Последняя, третья, часть этого фильма, она на самом деле перекликается и с названием фильма Манского, и с той серией публикаций, которая была у меня, и даже с определенными частями, которые были в книге Ильи Жигулева «Ход царем», которая появилась через пару или даже чуть больше, чем через пару лет после этого. 

Но, вообще, надо говорить о том, кто этим занимался до того, кто что сказал по этому поводу и хотя бы вообще представить широкой публике, в общем, то, что было найдено.

Вы сказали, что критически отношусь. Дело не в том, что критически относиться. Просто если то, что представлено, не соответствует действительности… Потому что самая главная суть последнего, третьего, фильма направлена на то, кто и как выбрал Путина. Вот вы вспомнили про олигархов и олигархов, которые рассказывают про первую серию и про вторую серию. В общем, к олигархам есть немало претензий абсолютно заслуженных и что они сделали. Но вот непосредственно к выбору Путина вот ни один человек, кто так или иначе назывался раньше или называется сейчас олигархом, строго говоря, не причастен. 

В. ДЫМАРСКИЙ: А Березовский? 

А. ИЛЛАРИОНОВ: Ну, Березовский, как и Абрамович, которые находятся в центре этого фильма, были мальчиками на побегушках, которые выполняли поручения тех людей, кто сделал этот выбор. 

Вот известная история, про которую, рассказывает в том числе этот фильм, а до этого, например, книга Марины Литвиненко и Александра Гольдфарба, которая подробно описывает визит, собственно говоря, первые, кто рассказал об этом визите Березовского в Биарриц, когда он прилетел разговаривать с Путиным относительно возможного занятия поста премьера, с тем чтобы потом выходить на президента. Но Березовский же прилетел в Биарриц по прямому поручению Валентина Юмашева. По прямому поручению, по прямому приказу. Он полетел не сам, он это не лоббировал. Это он получил соответствующее приказание, соответствующий приказ, поручение. Он поехал его выполнять. 

Так же, как и другие известные лица, которые назывались ранее олигархами, иногда сейчас называются олигархами, многие из этих имен по-прежнему на слуху, выполняли разные поручения. В том числе и Роман Абрамович, в том числе и некоторые другие лица, ведя переговоры с разными потенциальными кандидатами на пост премьера и президента. Ну вот Петр Авен, написавший книгу «Время Березовского», он же рассказывал о том, как по поручению опять того же Валентина Ямашева вел переговоры с Сергеем Степашиным относительно тех же самых вопросов. 

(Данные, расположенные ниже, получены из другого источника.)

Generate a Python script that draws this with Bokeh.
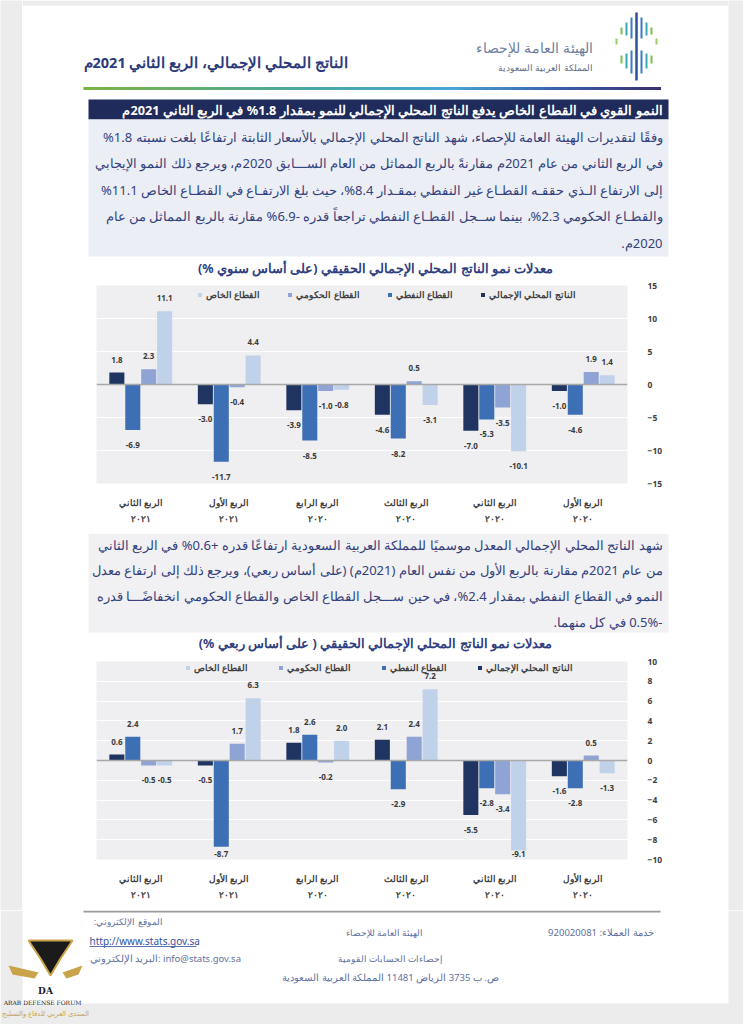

Вот просто люди же читают или там слышат, или смотрят совершенно очевидные вещи, но делают из этого прямо противоположные выводы. Это же не Петр Авен выбирал Степашина и это не Борис Березовский выбирал Путина. И Петр Авен, и Борис Березовский, и Роман Абрамович выполняли поручения Валентина Юмашева, Татьяны Дьяченко, которые были даны им по ведению переговоров между, с одной стороны, властью, которая в данном случае персонализировалась в лице бывшего тогда руководителем администрации президента Валентина Юмашева и потенциальными кандидатами. Это элементарная вещь. Надо понимать, у кого была власть и кто выполнял поручения этой власти. 

В. ДЫМАРСКИЙ: Ну да. Это несмотря на то, что Борис Абрамович пытался, во всяком случае, себя представить в качестве именно человека, который лоббировал Путина, и если бы не он, то Путина вообще бы не было. Ну, в этом качестве, безусловно. Ну и так далее и тому подобное. Самопиар такой всегда был. 

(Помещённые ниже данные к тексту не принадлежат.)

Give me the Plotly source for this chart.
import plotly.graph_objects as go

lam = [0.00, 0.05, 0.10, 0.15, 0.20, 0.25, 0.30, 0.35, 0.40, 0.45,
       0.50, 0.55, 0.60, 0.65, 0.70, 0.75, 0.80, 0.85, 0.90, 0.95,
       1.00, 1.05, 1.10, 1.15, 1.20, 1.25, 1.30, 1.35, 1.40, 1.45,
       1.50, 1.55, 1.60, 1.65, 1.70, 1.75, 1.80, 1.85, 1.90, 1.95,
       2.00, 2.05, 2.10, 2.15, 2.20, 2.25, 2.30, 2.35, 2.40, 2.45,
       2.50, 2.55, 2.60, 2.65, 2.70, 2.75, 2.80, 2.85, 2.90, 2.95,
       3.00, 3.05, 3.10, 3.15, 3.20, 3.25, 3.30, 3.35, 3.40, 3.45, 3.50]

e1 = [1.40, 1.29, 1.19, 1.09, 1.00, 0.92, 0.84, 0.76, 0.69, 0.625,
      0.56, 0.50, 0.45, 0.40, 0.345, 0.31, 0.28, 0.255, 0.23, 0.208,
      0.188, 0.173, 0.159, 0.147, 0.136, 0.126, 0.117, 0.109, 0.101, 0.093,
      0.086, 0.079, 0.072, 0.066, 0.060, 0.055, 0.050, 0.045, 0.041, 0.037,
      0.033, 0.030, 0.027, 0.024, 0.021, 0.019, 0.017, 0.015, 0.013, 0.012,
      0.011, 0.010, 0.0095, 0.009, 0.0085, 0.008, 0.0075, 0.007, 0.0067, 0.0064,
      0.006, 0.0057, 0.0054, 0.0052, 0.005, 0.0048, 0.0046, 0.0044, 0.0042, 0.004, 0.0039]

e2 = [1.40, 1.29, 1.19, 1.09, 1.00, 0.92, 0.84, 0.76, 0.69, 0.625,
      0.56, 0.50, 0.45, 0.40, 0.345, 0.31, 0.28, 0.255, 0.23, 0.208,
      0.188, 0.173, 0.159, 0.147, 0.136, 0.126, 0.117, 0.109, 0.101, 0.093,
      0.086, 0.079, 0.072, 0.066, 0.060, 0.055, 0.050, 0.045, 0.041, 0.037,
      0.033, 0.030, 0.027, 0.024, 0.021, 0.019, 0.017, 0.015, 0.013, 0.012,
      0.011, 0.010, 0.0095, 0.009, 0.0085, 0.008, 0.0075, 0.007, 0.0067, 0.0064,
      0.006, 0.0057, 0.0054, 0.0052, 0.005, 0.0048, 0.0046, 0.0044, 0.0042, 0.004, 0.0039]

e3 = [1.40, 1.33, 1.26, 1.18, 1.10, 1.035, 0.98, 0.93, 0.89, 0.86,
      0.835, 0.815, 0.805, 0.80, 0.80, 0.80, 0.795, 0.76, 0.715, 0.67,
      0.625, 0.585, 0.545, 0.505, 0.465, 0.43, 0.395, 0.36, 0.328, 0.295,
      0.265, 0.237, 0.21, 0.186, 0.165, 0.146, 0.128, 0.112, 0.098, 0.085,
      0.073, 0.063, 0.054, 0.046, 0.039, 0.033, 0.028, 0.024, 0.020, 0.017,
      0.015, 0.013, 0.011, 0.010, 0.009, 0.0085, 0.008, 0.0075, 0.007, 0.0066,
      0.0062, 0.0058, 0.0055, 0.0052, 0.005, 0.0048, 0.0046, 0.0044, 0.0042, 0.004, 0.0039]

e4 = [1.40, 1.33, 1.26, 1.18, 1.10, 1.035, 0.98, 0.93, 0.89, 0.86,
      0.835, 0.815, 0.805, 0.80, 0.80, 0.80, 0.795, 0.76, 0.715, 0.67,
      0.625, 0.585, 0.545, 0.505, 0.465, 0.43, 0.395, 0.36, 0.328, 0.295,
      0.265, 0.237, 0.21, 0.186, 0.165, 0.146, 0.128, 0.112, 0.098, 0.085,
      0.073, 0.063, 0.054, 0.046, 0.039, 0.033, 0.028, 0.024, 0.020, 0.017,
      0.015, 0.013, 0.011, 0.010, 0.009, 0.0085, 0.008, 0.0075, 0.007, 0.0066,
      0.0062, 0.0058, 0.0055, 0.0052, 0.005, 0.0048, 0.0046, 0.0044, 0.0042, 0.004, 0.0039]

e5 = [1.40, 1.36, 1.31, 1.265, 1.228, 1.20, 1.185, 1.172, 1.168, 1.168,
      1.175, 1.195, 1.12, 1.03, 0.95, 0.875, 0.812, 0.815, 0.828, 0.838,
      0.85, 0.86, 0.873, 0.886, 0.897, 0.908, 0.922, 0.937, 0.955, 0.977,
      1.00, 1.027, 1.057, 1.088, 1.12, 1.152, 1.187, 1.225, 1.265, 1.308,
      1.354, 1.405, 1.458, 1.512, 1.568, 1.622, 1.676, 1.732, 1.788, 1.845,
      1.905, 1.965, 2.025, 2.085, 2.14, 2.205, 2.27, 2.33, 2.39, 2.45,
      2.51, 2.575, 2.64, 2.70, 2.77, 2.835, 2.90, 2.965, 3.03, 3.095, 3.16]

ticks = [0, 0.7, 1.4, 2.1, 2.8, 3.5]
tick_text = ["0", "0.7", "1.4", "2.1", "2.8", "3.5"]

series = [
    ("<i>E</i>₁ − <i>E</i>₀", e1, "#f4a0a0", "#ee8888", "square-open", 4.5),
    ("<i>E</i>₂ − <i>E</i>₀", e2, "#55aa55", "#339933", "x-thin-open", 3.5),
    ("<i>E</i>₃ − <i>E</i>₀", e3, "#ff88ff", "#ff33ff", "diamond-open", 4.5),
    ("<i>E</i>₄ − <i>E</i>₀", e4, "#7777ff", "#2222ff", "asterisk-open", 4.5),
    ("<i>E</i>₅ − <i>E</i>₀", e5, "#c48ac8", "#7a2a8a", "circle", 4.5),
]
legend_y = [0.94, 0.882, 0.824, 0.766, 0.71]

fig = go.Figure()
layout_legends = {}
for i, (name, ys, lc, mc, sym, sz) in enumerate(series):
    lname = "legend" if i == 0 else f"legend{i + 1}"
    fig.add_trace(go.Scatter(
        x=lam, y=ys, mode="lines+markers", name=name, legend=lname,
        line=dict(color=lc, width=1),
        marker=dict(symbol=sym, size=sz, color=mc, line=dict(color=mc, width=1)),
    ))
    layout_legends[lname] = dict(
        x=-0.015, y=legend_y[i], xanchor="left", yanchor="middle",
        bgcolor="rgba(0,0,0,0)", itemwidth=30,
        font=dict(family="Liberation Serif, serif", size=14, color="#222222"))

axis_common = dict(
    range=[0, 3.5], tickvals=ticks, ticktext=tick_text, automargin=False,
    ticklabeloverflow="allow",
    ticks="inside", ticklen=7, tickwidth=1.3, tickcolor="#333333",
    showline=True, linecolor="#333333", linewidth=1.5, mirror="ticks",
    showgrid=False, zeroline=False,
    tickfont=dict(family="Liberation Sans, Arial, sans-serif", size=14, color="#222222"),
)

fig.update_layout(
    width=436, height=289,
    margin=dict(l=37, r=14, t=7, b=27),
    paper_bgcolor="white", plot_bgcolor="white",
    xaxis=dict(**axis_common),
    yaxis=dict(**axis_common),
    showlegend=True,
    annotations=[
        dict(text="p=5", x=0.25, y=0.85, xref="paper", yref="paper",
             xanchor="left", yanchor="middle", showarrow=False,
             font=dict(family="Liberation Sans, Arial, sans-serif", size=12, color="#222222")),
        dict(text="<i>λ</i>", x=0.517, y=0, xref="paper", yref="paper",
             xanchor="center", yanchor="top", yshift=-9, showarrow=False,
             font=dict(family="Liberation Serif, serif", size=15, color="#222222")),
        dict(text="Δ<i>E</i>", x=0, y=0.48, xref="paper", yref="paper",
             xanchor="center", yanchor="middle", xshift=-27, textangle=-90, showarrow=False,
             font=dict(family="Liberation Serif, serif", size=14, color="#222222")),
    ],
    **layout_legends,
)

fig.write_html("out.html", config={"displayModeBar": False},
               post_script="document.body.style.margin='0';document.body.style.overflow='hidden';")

А. ИЛЛАРИОНОВ: Ну, конечно. Но надо все-таки различать, кто занимается самопиаром и представляет для слушателей, читателей, зрителей картину, которая в тот момент ему казалась более правильной, но и различать то, что было на самом деле. Ну, в общем, это же описано. Это описано просто в огромном количестве источников, написанных и рассказанных теми людьми, кто принимали непосредственное участие в этом процессе. Но, в общем, мы же не в 1998 году и не 1999, не в 2000 году находимся. После вот этого всего колоссального материала пересказывать сказки Березовского – как-то нелепо просто, получается. 

В. ДЫМАРСКИЙ: Хорошо. Андрей Николаевич, такой вопрос тогда к вам. Уже ваше мнение, личное мнение. Вот если мне что-то и интересно, я думаю, что не только мне, поэтому я задаю вопрос от имени не только своего, но и от имени, я надеюсь, большой части аудитории, вот в этой дискуссии исторической, хотя это история новейшая, конечно, она фактически еще длится, но тем не менее в этой исторической дискуссии для меня самый интересный и важный, может быть, вопрос – это понять, в какой точке Россия свернула не туда. Вот ваше мнение. Но я бы добавил вторым вопросом этот вопрос: а что такое «туда»? Знала ли Россия, что такое «туда»?

А. ИЛЛАРИОНОВ: Вы знаете, если говорить о втором вопросе, то он настолько философский, что мы можем посвятить этому не только эту передачу, а много других передач, и будем обсуждать, что является «туда» с точки зрения разных ипостасей, целей, людей, концепций и так далее. Мы к этому все-таки немножко, наверное, придем, но давайте мы попробуем разобраться с вашим первым вопросом. И попробуем и с вами, и с нашими зрителями. 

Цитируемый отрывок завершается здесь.